Requirements: Present every line in which the string "document" appears.

═════ Given data ═════

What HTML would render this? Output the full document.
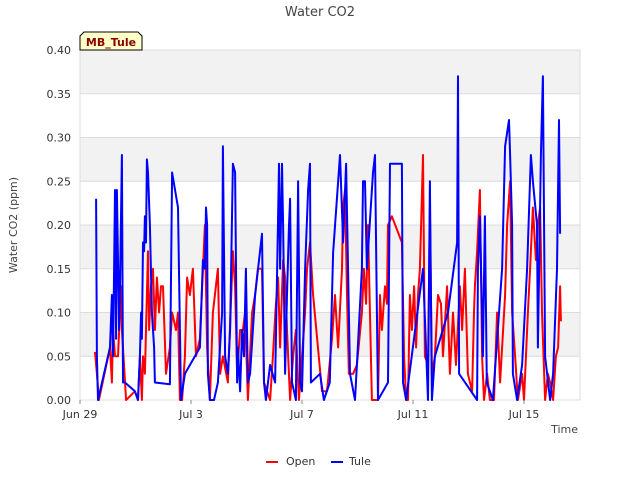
<!DOCTYPE html>
<html><head><meta charset="utf-8"><style>
body{margin:0;background:#fff;font-family:"Liberation Sans","DejaVu Sans",sans-serif}
svg text{font-family:"DejaVu Sans","Liberation Sans",sans-serif}
</style></head><body>
<svg id="chart" width="640" height="480" xmlns="http://www.w3.org/2000/svg">
<rect width="640" height="480" fill="#fff"/>
<text x="320" y="16" text-anchor="middle" font-size="13" fill="#444">Water CO2</text>
<g id="bands"></g><g id="grid"></g>
<g id="series"></g>
<g id="axes"></g>
<text transform="translate(17,225) rotate(-90)" text-anchor="middle" font-size="11" fill="#444">Water CO2 (ppm)</text>
<text x="578" y="433" text-anchor="end" font-size="11" fill="#444">Time</text>
<g>
<path d="M80,50 L80,36 L84,32 L138,32 L142,36 L142,50 Z" fill="#ffffc8" stroke="#000" stroke-width="1"/>
<text x="111" y="46" text-anchor="middle" font-size="11" font-weight="bold" fill="#8b0000">MB_Tule</text>
</g>
<g>
<g><line x1="266" y1="462" x2="278" y2="462" stroke="#f00" stroke-width="2"/><text x="286" y="465" font-size="11" fill="#333">Open</text></g>
<g><line x1="331" y1="462" x2="343" y2="462" stroke="#00f" stroke-width="2"/><text x="349" y="465" font-size="11" fill="#333">Tule</text></g>
</g>
</svg>
<script>
const yTicks=[0,0.05,0.10,0.15,0.20,0.25,0.30,0.35,0.40];
const xTickDays=[0,4,8,12,16];
const xTickLabels=["Jun 29","Jul 3","Jul 7","Jul 11","Jul 15"];
const openDays=[0.54,0.61,0.68,1.08,1.15,1.19,1.26,1.37,1.48,1.51,1.66,1.98,2.09,2.16,2.23,2.27,2.34,2.45,2.49,2.56,2.63,2.70,2.77,2.85,2.92,2.99,3.10,3.24,3.32,3.46,3.53,3.6,3.68,3.78,3.86,3.96,4.07,4.18,4.32,4.50,4.58,4.68,4.79,4.86,4.97,5.05,5.15,5.33,5.51,5.59,5.66,5.77,5.87,5.95,6.05,6.2,6.31,6.41,6.56,6.63,6.85,6.95,7.06,7.14,7.21,7.32,7.39,7.46,7.57,7.68,7.78,7.89,8.0,8.11,8.18,8.29,8.4,8.72,8.9,9.08,9.19,9.3,9.44,9.48,9.55,9.62,9.69,9.84,9.98,10.16,10.23,10.31,10.38,10.52,10.74,10.81,10.88,10.99,11.06,11.1,11.24,11.6,11.68,11.75,11.82,11.89,11.96,12.04,12.11,12.18,12.25,12.36,12.43,12.54,12.61,12.68,12.79,12.9,13.01,13.08,13.23,13.33,13.44,13.55,13.69,13.77,13.87,13.98,14.13,14.2,14.23,14.31,14.41,14.49,14.56,14.67,14.77,14.92,15.03,15.14,15.32,15.39,15.5,15.57,15.68,15.78,15.93,16.0,16.14,16.22,16.32,16.43,16.5,16.58,16.65,16.76,16.86,16.94,17.05,17.15,17.23,17.3,17.33];
const openVals=[0.055,0.03,0.0,0.06,0.02,0.08,0.05,0.05,0.13,0.08,0.0,0.01,0.0,0.05,0.0,0.05,0.03,0.17,0.08,0.13,0.15,0.08,0.14,0.1,0.13,0.13,0.03,0.06,0.1,0.08,0.1,0.0,0.0,0.05,0.14,0.12,0.15,0.05,0.07,0.2,0.06,0.0,0.1,0.12,0.15,0.03,0.05,0.02,0.17,0.13,0.03,0.08,0.08,0.1,0.0,0.1,0.12,0.15,0.15,0.02,0.0,0.05,0.11,0.14,0.06,0.16,0.14,0.08,0.0,0.05,0.08,0.0,0.05,0.1,0.15,0.18,0.12,0.01,0.01,0.07,0.12,0.06,0.15,0.22,0.24,0.12,0.03,0.03,0.04,0.1,0.15,0.11,0.2,0.0,0.0,0.12,0.08,0.13,0.11,0.2,0.21,0.18,0.05,0.0,0.0,0.12,0.08,0.13,0.06,0.12,0.15,0.28,0.05,0.04,0.22,0.03,0.05,0.12,0.11,0.05,0.13,0.03,0.1,0.04,0.13,0.08,0.15,0.03,0.01,0.1,0.13,0.17,0.24,0.05,0.0,0.03,0.0,0.0,0.1,0.02,0.12,0.2,0.25,0.1,0.05,0.0,0.03,0.0,0.1,0.15,0.22,0.16,0.2,0.22,0.1,0.0,0.03,0.02,0.0,0.05,0.06,0.13,0.09];
const tuleDays=[0.58,0.61,0.65,0.72,1.08,1.15,1.19,1.23,1.26,1.30,1.33,1.41,1.44,1.51,1.55,1.62,1.98,2.09,2.13,2.16,2.20,2.23,2.27,2.31,2.34,2.38,2.41,2.45,2.52,2.59,2.67,2.70,3.24,3.32,3.53,3.64,3.78,4.32,4.43,4.50,4.54,4.58,4.61,4.68,4.83,4.97,5.12,5.15,5.23,5.33,5.41,5.51,5.59,5.66,5.69,5.77,5.84,5.91,5.98,6.05,6.13,6.31,6.56,6.63,6.70,6.85,7.03,7.14,7.17,7.21,7.28,7.32,7.39,7.46,7.53,7.57,7.64,7.71,7.78,7.86,7.93,8.0,8.11,8.22,8.29,8.32,8.65,8.79,9.0,9.12,9.37,9.48,9.59,9.73,9.91,9.98,10.16,10.2,10.27,10.34,10.56,10.63,10.70,10.74,11.1,11.17,11.6,11.64,11.75,12.36,12.54,12.61,12.68,12.79,13.26,13.59,13.62,13.66,14.31,14.34,14.41,14.52,14.59,14.66,14.88,15.21,15.32,15.46,15.5,15.57,15.6,15.75,15.93,16.11,16.25,16.32,16.47,16.5,16.61,16.68,16.76,16.94,17.05,17.19,17.26,17.3];
const tuleVals=[0.23,0.05,0.0,0.01,0.06,0.12,0.05,0.15,0.24,0.07,0.24,0.08,0.13,0.28,0.02,0.02,0.01,0.0,0.03,0.05,0.1,0.07,0.18,0.17,0.21,0.18,0.275,0.26,0.2,0.1,0.06,0.02,0.018,0.26,0.22,0.0,0.03,0.06,0.16,0.15,0.22,0.2,0.03,0.0,0.0,0.02,0.1,0.29,0.05,0.03,0.08,0.27,0.26,0.02,0.06,0.01,0.08,0.05,0.15,0.02,0.03,0.12,0.19,0.02,0.0,0.04,0.02,0.21,0.27,0.15,0.27,0.2,0.03,0.12,0.2,0.23,0.02,0.01,0.0,0.25,0.02,0.01,0.15,0.24,0.27,0.02,0.03,0.0,0.02,0.168,0.28,0.18,0.27,0.03,0.0,0.04,0.15,0.25,0.25,0.15,0.26,0.28,0.1,0.0,0.02,0.27,0.27,0.02,0.0,0.15,0.0,0.25,0.0,0.05,0.1,0.18,0.37,0.03,0.0,0.15,0.21,0.05,0.21,0.02,0.0,0.15,0.29,0.32,0.28,0.2,0.03,0.0,0.04,0.15,0.28,0.25,0.2,0.06,0.28,0.37,0.05,0.0,0.03,0.15,0.32,0.19];

const NS="http://www.w3.org/2000/svg";
const L=80,R=580,T=50,B=400,YMAX=0.4,X0=80,PXDAY=27.75;
const xs=d=>X0+d*PXDAY;
const ys=v=>B-(v/YMAX)*(B-T);
function mk(tag,attrs,parent){const e=document.createElementNS(NS,tag);for(const k in attrs)e.setAttribute(k,attrs[k]);parent.appendChild(e);return e;}
const bands=document.getElementById('bands'),grid=document.getElementById('grid'),axes=document.getElementById('axes'),series=document.getElementById('series');
for(let i=0;i<yTicks.length-1;i++){
  const r=mk('rect',{x:L,y:ys(yTicks[i+1]),width:R-L,height:ys(yTicks[i])-ys(yTicks[i+1]),fill:(i%2===1)?'#f2f2f2':'#ffffff'},bands);
  
  
}
yTicks.forEach(v=>{
  const g=mk('line',{x1:L,x2:R,y1:ys(v),y2:ys(v),stroke:'#dcdcdc','stroke-width':1},grid);
  
  
  const t=mk('text',{x:L-9,y:ys(v)+4,'text-anchor':'end','font-size':11,fill:'#333'},axes);
  
  
  t.textContent=v.toFixed(2);
});
mk('line',{x1:L,x2:L,y1:T,y2:B,stroke:'#dcdcdc'},grid);
mk('line',{x1:R,x2:R,y1:T,y2:B,stroke:'#dcdcdc'},grid);
xTickDays.forEach((d,i)=>{
  const tk=mk('line',{x1:xs(d),x2:xs(d),y1:B,y2:B+4,stroke:'#888'},axes);
  
  
  const t=mk('text',{x:xs(d),y:B+18,'text-anchor':'middle','font-size':11,fill:'#333'},axes);
  
  
  t.textContent=xTickLabels[i];
});
function line(days,vals,color,name){
  const p=days.map((d,i)=>xs(d).toFixed(1)+','+ys(vals[i]).toFixed(1)).join(' ');
  const pl=mk('polyline',{points:p,fill:'none',stroke:color,'stroke-width':2,'stroke-linejoin':'round'},series);
  
  
}
line(openDays,openVals,'#ff0000','open-series-line');
line(tuleDays,tuleVals,'#0000ff','tule-series-line');
</script>
</body></html>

═════

Reply to the exercise:
What HTML would render this? Output the full document.
function mk(tag,attrs,parent){const e=document.createElementNS(NS,tag);for(const k in attrs)e.setAttribute(k,attrs[k]);parent.appendChild(e);return e;}
const bands=document.getElementById('bands'),grid=document.getElementById('grid'),axes=document.getElementById('axes'),series=document.getElementById('series');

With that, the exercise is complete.